** Start of Data excerpt **

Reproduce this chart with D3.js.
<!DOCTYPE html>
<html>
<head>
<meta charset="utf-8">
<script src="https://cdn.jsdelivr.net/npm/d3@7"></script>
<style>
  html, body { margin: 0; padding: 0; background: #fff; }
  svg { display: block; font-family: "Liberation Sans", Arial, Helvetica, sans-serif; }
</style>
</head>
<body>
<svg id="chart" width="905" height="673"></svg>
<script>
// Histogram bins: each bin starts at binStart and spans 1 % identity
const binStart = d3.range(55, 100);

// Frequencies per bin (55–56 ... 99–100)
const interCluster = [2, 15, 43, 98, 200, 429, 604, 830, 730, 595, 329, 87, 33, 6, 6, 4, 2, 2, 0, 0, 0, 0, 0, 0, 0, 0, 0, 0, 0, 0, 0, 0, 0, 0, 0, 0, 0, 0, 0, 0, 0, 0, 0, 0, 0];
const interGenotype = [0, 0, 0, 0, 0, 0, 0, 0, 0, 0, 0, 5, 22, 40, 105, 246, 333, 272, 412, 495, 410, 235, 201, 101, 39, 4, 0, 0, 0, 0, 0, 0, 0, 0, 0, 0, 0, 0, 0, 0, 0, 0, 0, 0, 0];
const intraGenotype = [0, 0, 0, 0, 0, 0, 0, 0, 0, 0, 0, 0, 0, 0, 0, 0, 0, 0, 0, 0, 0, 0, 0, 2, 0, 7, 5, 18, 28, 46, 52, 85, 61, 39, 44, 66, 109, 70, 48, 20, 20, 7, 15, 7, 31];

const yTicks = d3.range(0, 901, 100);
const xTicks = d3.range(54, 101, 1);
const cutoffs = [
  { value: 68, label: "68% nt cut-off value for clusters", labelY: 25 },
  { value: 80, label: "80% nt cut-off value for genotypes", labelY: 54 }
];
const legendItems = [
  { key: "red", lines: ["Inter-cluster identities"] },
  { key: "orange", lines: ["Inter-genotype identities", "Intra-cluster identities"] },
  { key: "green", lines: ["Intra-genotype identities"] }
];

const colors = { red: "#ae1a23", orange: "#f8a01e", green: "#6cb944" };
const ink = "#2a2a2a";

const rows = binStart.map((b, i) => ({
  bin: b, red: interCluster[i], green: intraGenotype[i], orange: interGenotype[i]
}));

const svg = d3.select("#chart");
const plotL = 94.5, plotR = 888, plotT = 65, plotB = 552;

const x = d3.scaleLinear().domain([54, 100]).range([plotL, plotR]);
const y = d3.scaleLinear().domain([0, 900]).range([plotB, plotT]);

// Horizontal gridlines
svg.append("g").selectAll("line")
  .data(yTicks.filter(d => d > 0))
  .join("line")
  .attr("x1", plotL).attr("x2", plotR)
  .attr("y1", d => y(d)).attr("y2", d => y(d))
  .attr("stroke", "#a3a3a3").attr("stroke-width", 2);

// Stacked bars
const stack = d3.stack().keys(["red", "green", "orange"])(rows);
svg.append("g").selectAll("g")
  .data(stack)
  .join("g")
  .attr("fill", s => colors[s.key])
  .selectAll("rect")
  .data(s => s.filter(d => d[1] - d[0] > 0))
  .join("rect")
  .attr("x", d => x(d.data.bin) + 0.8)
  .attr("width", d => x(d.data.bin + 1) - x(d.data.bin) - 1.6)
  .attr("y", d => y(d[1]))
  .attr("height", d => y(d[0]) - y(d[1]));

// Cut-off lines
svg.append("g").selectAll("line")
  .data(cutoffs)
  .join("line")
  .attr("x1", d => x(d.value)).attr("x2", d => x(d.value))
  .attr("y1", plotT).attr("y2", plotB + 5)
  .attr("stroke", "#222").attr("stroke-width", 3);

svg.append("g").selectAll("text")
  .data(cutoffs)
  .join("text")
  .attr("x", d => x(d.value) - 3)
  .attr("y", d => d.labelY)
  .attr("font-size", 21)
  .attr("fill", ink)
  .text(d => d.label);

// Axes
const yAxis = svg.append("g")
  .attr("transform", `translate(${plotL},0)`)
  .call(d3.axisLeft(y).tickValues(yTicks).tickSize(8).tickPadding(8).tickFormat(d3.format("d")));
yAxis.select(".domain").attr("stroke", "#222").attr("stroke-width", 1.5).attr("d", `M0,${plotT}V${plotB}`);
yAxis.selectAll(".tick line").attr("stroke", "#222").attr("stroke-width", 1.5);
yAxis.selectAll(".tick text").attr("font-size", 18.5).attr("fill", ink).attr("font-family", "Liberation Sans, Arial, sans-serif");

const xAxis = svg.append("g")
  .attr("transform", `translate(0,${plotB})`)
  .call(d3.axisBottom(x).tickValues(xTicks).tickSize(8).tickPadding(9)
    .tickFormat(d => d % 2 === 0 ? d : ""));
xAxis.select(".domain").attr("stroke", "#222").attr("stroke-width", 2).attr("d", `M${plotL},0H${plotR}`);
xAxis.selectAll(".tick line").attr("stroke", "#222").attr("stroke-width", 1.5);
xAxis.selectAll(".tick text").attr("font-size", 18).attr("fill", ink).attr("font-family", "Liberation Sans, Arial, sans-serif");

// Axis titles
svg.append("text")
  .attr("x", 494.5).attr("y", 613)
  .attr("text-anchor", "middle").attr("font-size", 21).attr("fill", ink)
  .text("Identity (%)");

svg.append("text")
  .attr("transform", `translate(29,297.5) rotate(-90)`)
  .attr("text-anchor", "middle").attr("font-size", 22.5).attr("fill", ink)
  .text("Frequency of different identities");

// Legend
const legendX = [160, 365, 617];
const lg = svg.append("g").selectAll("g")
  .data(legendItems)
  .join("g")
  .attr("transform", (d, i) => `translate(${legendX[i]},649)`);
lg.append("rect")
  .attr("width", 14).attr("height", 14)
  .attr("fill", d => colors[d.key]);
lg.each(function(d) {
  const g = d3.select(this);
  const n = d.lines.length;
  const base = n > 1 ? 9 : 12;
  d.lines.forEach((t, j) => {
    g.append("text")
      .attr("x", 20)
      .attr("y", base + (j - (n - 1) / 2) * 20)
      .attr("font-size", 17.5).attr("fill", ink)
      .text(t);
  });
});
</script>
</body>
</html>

** End of Data excerpt **

Tally every line of the data that holds the word "this" and write the count alone.

Task solution -
2